Cajun Shrimp Pasta
July 20, 2013This sauce is sooo good, I could seriously lick it off my plate and I might have licked it off my fingers just a little...
Cajun Shrimp Pasta
1 16 oz. box pasta of your choice. I used Rotini cause that's what I had on hand but this would be good with Fettuccine or Penne as well.
1 lb. of Shrimp cleaned
2 1/2 tbs. Butter
3 tsp. Cajun seasoning
1/2 tsp. Paprika
1/2 tsp. Pepper
1/2 tsp. Salt
2 tbs. Chopped roasted red peppers
2 tbs. Chopped tomato
3 Green onions sliced
2 cups Heavy whipping cream
1/3 cup Parmesan cheese
1/2 tsp. Crushed red pepper
S&P to taste
Combine Cajun seasoning, paprika, pepper, and salt in a large plastic Ziploc bag. Add the shrimp, seal the bag, and shake up so that all the shrimp is coated with the seasoning mixture.

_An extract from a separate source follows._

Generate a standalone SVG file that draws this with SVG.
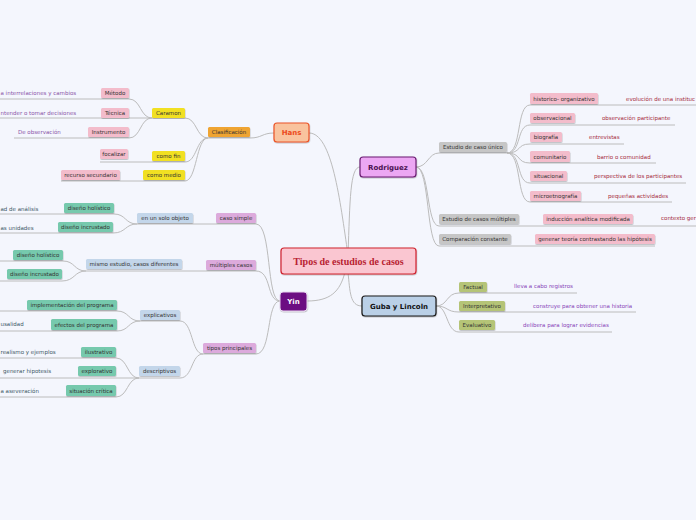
<svg xmlns="http://www.w3.org/2000/svg" width="696" height="520" viewBox="0 0 696 520">
<defs>
<filter id="sh" x="-10%" y="-20%" width="120%" height="150%"><feDropShadow dx="0.4" dy="0.8" stdDeviation="0.5" flood-color="#000" flood-opacity="0.25"/></filter>
</defs>
<style>
text{font-family:"DejaVu Sans",Verdana,sans-serif;font-size:5.5px;fill:#333}
.c{text-anchor:middle}
.e{text-anchor:end}
.b rect{filter:url(#sh)}
.pink rect{fill:#f3bccb}
.yel rect{fill:#f1e021}
.org rect{fill:#efa431}
.gry rect{fill:#c6c6c6}
.grn rect{fill:#b5c477}
.teal rect{fill:#76c9ad}
.blu rect{fill:#c3d6ea}
.vio rect{fill:#dcaadc}
.lp{fill:#8a55a8}
.lr{fill:#a52a3c}
.ls{fill:#3d5866}
.lg{fill:#8844b8}
#conn path{fill:none;stroke:#bcbcbc;stroke-width:1}
.main text{font-weight:bold;font-size:7px}
</style>
<rect width="696" height="520" fill="#f4f6fd"/>
<g id="conn">
<path d="M309,133 C332,133 340,200 348,255"/>
<path d="M360,167 C350,167 350,200 348,255"/>
<path d="M307,301 C330,301 340,292 345,272"/>
<path d="M362,306 C350,306 350,292 348,272"/>
<path d="M274,133 C262,133 262,138 250,138 L208,138"/>
<path d="M208,138 C196,138 197,118 185,118 L152,118"/>
<path d="M152,118 C140,118 141,99 129,99 L0,99"/>
<path d="M152,118 L0,118"/>
<path d="M152,118 C140,118 141,138 129,138 L14,138"/>
<path d="M208,138 C196,138 197,162 185,162 L100,162"/>
<path d="M208,138 C196,138 197,181 185,181 L61,181"/>
<path d="M416,167 C428,167 428,153 439,153 L507,153"/>
<path d="M416,167 C430,167 426,226 439,226 L696,226"/>
<path d="M416,167 C430,167 426,246 439,246 L655,246"/>
<path d="M507,153 C522,153 516,105 530,105 L696,105"/>
<path d="M507,153 C522,153 516,125 530,125 L675,125"/>
<path d="M507,153 C522,153 516,144 530,144 L624,144"/>
<path d="M507,153 C522,153 516,163 530,163 L656,163"/>
<path d="M507,153 C522,153 516,183 530,183 L686,183"/>
<path d="M507,153 C522,153 516,202 530,202 L672,202"/>
<path d="M436,306 C448,306 446,293 459,293 L577,293"/>
<path d="M436,306 C448,306 446,312 459,312 L636,312"/>
<path d="M436,306 C448,306 446,332 459,332 L612,332"/>
<path d="M280,301 C266,301 272,224 256,224 L137,224"/>
<path d="M280,301 C266,301 272,271 256,271 L86,271"/>
<path d="M280,301 C266,301 272,354 256,354 L203,354"/>
<path d="M137,224 C125,224 126,214 114,214 L0,214"/>
<path d="M137,224 C125,224 126,233 113,233 L0,233"/>
<path d="M86,271 C74,271 75,261 63,261 L0,261"/>
<path d="M86,271 C74,271 75,281 62,281 L0,281"/>
<path d="M203,354 C191,354 193,321 180,321 L140,321"/>
<path d="M203,354 C191,354 193,378 180,378 L139,378"/>
<path d="M140,321 C128,321 129,311 117,311 L0,311"/>
<path d="M140,321 C128,321 129,331 117,331 L0,331"/>
<path d="M139,378 C127,378 128,358 116,358 L0,358"/>
<path d="M139,378 L0,378"/>
<path d="M139,378 C127,378 128,397 116,397 L0,397"/>
</g>
<g id="central"><rect x="281" y="248" width="135" height="26" rx="3" fill="#fac6d1" stroke="#d0222e" stroke-width="1.2" filter="url(#sh)"/><text x="348.5" y="264.5" class="c" style="font-family:'Liberation Serif',serif;font-size:10px;font-weight:bold;fill:#b82232">Tipos de estudios de casos</text></g>
<g id="hans" class="main"><rect x="274" y="123" width="35" height="19" rx="3" fill="#f9c39e" stroke="#ec5428" stroke-width="1.2" filter="url(#sh)"/><text x="291.5" y="135" class="c" style="fill:#ec4a1c">Hans</text></g>
<g id="rodriguez" class="main"><rect x="360" y="157" width="56" height="20" rx="3" fill="#eca7f3" stroke="#6a1c72" stroke-width="1.2" filter="url(#sh)"/><text x="388" y="169.5" class="c" style="fill:#4a1252">Rodriguez</text></g>
<g id="yin" class="main"><rect x="280" y="292" width="27" height="19" rx="3" fill="#6c0a82" stroke="#e8d8ee" stroke-width="1" filter="url(#sh)"/><text x="293.5" y="304" class="c" style="fill:#fff">Yin</text></g>
<g id="guba" class="main"><rect x="362" y="296" width="74" height="20" rx="3" fill="#bad0e7" stroke="#1a1a1a" stroke-width="1.2" filter="url(#sh)"/><text x="399" y="308.5" class="c" style="fill:#111">Guba y Lincoln</text></g>

<g id="clasificacion" class="b org"><rect x="208" y="127" width="42" height="10" rx="1.5"/><text x="229" y="134" class="c">Clasificación</text></g>
<g id="caramon" class="b yel"><rect x="152" y="108" width="33" height="10" rx="1.5"/><text x="168.5" y="115" class="c">Caramon</text></g>
<g id="comofin" class="b yel"><rect x="152" y="151" width="33" height="10" rx="1.5"/><text x="168.5" y="158" class="c">como fin</text></g>
<g id="comomedio" class="b yel"><rect x="143" y="170" width="42" height="10" rx="1.5"/><text x="164" y="177" class="c">como medio</text></g>
<g id="metodo" class="b pink"><rect x="101" y="88" width="28" height="10" rx="1.5"/><text x="115" y="95" class="c">Método</text></g>
<g id="tecnica" class="b pink"><rect x="101" y="108" width="28" height="10" rx="1.5"/><text x="115" y="115" class="c">Técnica</text></g>
<g id="instrumento" class="b pink"><rect x="88" y="127" width="41" height="10" rx="1.5"/><text x="108.5" y="134" class="c">Instrumento</text></g>
<g id="focalizar" class="b pink"><rect x="100" y="149" width="28" height="10" rx="1.5"/><text x="114" y="156" class="c">focalizar</text></g>
<g id="recurso" class="b pink"><rect x="61" y="170" width="59" height="10" rx="1.5"/><text x="90.5" y="177" class="c">recurso secundario</text></g>
<g id="l-metodo"><text x="0.5" y="95" class="lp">a interrelaciones y cambios</text></g>
<g id="l-tecnica"><text x="0.5" y="115" class="lp">ntender o tomar decisiones</text></g>
<g id="l-instr"><text x="18" y="134" class="lp">De observación</text></g>

<g id="unico" class="b gry"><rect x="439" y="142" width="68" height="10" rx="1.5"/><text x="473" y="149" class="c">Estudio de caso único</text></g>
<g id="multiples" class="b gry"><rect x="439" y="214" width="80" height="10" rx="1.5"/><text x="479" y="221" class="c">Estudio de casos múltiples</text></g>
<g id="comparacion" class="b gry"><rect x="439" y="234" width="72" height="10" rx="1.5"/><text x="475" y="241" class="c">Comparación constante</text></g>
<g id="historico" class="b pink"><rect x="530" y="93" width="68" height="11" rx="1.5"/><text x="564" y="100.5" class="c">historico- organizativo</text></g>
<g id="observacional" class="b pink"><rect x="530" y="113" width="45" height="10" rx="1.5"/><text x="552.5" y="120" class="c">observacional</text></g>
<g id="biografia" class="b pink"><rect x="530" y="132" width="32" height="10" rx="1.5"/><text x="546" y="139" class="c">biografía</text></g>
<g id="comunitario" class="b pink"><rect x="530" y="151" width="40" height="11" rx="1.5"/><text x="550" y="158.5" class="c">comunitario</text></g>
<g id="situacional" class="b pink"><rect x="530" y="171" width="37" height="10" rx="1.5"/><text x="548.5" y="178" class="c">situacional</text></g>
<g id="microetno" class="b pink"><rect x="530" y="191" width="51" height="10" rx="1.5"/><text x="555.5" y="198" class="c">microetnografía</text></g>
<g id="induccion" class="b pink"><rect x="543" y="214" width="90" height="10" rx="1.5"/><text x="588" y="221" class="c">inducción analítica modificada</text></g>
<g id="generar" class="b pink"><rect x="535" y="234" width="120" height="10" rx="1.5"/><text x="595" y="241" class="c">generar teoría contrastando las hipótesis</text></g>
<g id="l-historico"><text x="626" y="101" class="lr">evolución de una instituc</text></g>
<g id="l-observ"><text x="602" y="120" class="lr">observación participante</text></g>
<g id="l-biografia"><text x="589" y="139" class="lr">entrevistas</text></g>
<g id="l-comunit"><text x="597" y="158.5" class="lr">barrio o comunidad</text></g>
<g id="l-situac"><text x="594" y="178" class="lr">perspectiva de los participantes</text></g>
<g id="l-micro"><text x="608" y="198" class="lr">pequeñas actividades</text></g>
<g id="l-induccion"><text x="661" y="220" class="lr">contexto ger</text></g>

<g id="factual" class="b grn"><rect x="459" y="282" width="28" height="10" rx="1.5"/><text x="473" y="289" class="c">Factual</text></g>
<g id="interpretativo" class="b grn"><rect x="459" y="301" width="46" height="10" rx="1.5"/><text x="482" y="308" class="c">Interpretativo</text></g>
<g id="evaluativo" class="b grn"><rect x="459" y="320" width="36" height="10" rx="1.5"/><text x="477" y="327" class="c">Evaluativo</text></g>
<g id="l-factual"><text x="514" y="288" class="lg">lleva a cabo registros</text></g>
<g id="l-interp"><text x="533" y="308" class="lg">construye para obtener una historia</text></g>
<g id="l-eval"><text x="523" y="327" class="lg">delibera para lograr evidencias</text></g>

<g id="casosimple" class="b vio"><rect x="216" y="213" width="40" height="10" rx="1.5"/><text x="236" y="220" class="c">caso simple</text></g>
<g id="multcasos" class="b vio"><rect x="206" y="260" width="50" height="10" rx="1.5"/><text x="231" y="267" class="c">múltiples casos</text></g>
<g id="tipos" class="b vio"><rect x="203" y="343" width="53" height="10" rx="1.5"/><text x="229.5" y="350" class="c">tipos principales</text></g>
<g id="solo" class="b blu"><rect x="137" y="213" width="56" height="10" rx="1.5"/><text x="165" y="220" class="c">en un solo objeto</text></g>
<g id="mismo" class="b blu"><rect x="86" y="259" width="96" height="10" rx="1.5"/><text x="134" y="266" class="c">mismo estudio, casos diferentes</text></g>
<g id="explicativos" class="b blu"><rect x="140" y="310" width="40" height="10" rx="1.5"/><text x="160" y="317" class="c">explicativos</text></g>
<g id="descriptivos" class="b blu"><rect x="139" y="366" width="41" height="10" rx="1.5"/><text x="159.5" y="373" class="c">descriptivos</text></g>
<g id="holistico1" class="b teal"><rect x="64" y="203" width="50" height="10" rx="1.5"/><text x="89" y="210" class="c">diseño holístico</text></g>
<g id="incrustado1" class="b teal"><rect x="58" y="222" width="55" height="10" rx="1.5"/><text x="85.5" y="229" class="c">diseño incrustado</text></g>
<g id="holistico2" class="b teal"><rect x="13" y="250" width="50" height="10" rx="1.5"/><text x="38" y="257" class="c">diseño holístico</text></g>
<g id="incrustado2" class="b teal"><rect x="7" y="269" width="55" height="10" rx="1.5"/><text x="34.5" y="276" class="c">diseño incrustado</text></g>
<g id="implementacion" class="b teal"><rect x="27" y="300" width="90" height="10" rx="1.5"/><text x="72" y="307" class="c">implementación del programa</text></g>
<g id="efectos" class="b teal"><rect x="51" y="319" width="66" height="11" rx="1.5"/><text x="84" y="326.5" class="c">efectos del programa</text></g>
<g id="ilustrativo" class="b teal"><rect x="81" y="347" width="35" height="10" rx="1.5"/><text x="98.5" y="354" class="c">ilustrativo</text></g>
<g id="explorativo" class="b teal"><rect x="78" y="366" width="38" height="10" rx="1.5"/><text x="97" y="373" class="c">explorativo</text></g>
<g id="critica" class="b teal"><rect x="66" y="385" width="50" height="11" rx="1.5"/><text x="91" y="392.5" class="c">situación crítica</text></g>
<g id="l-hol1"><text x="0.5" y="211" class="ls">ad de análisis</text></g>
<g id="l-inc1"><text x="0.5" y="230" class="ls">as unidades</text></g>
<g id="l-efectos"><text x="0.5" y="326" class="ls">usalidad</text></g>
<g id="l-ilus"><text x="0.5" y="354" class="ls">realismo y ejemplos</text></g>
<g id="l-explor"><text x="3" y="373" class="ls">generar hipotesis</text></g>
<g id="l-critica"><text x="0.5" y="393" class="ls">a aseveración</text></g>
</svg>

Melt the butter on med/high heat in a large skillet. Lay the shrimp flat in the skillet flipping over once to make sure both sides are browned and shrimp is just done. Do not over cook the shrimp! Remove shrimp and place on a plate. At this time you can start cooking the pasta according to the directions. Add roasted red peppers and tomatoes into the skillet and saute for about 3 minutes. Add in the heavy cream and crushed red pepper bring to a low boil and then lower heat to simmer. Once the sauce starts to thicken up a bit add in the shrimp and the green onions. Once the sauce has reduced and thickened up a bit more add the Parmesan cheese and stir until melted. Salt and Pepper the pasta to taste as needed. Serve over your cooked pasta. This would be awesome with some crunchy buttery garlic bread to sop up the delicious sauce.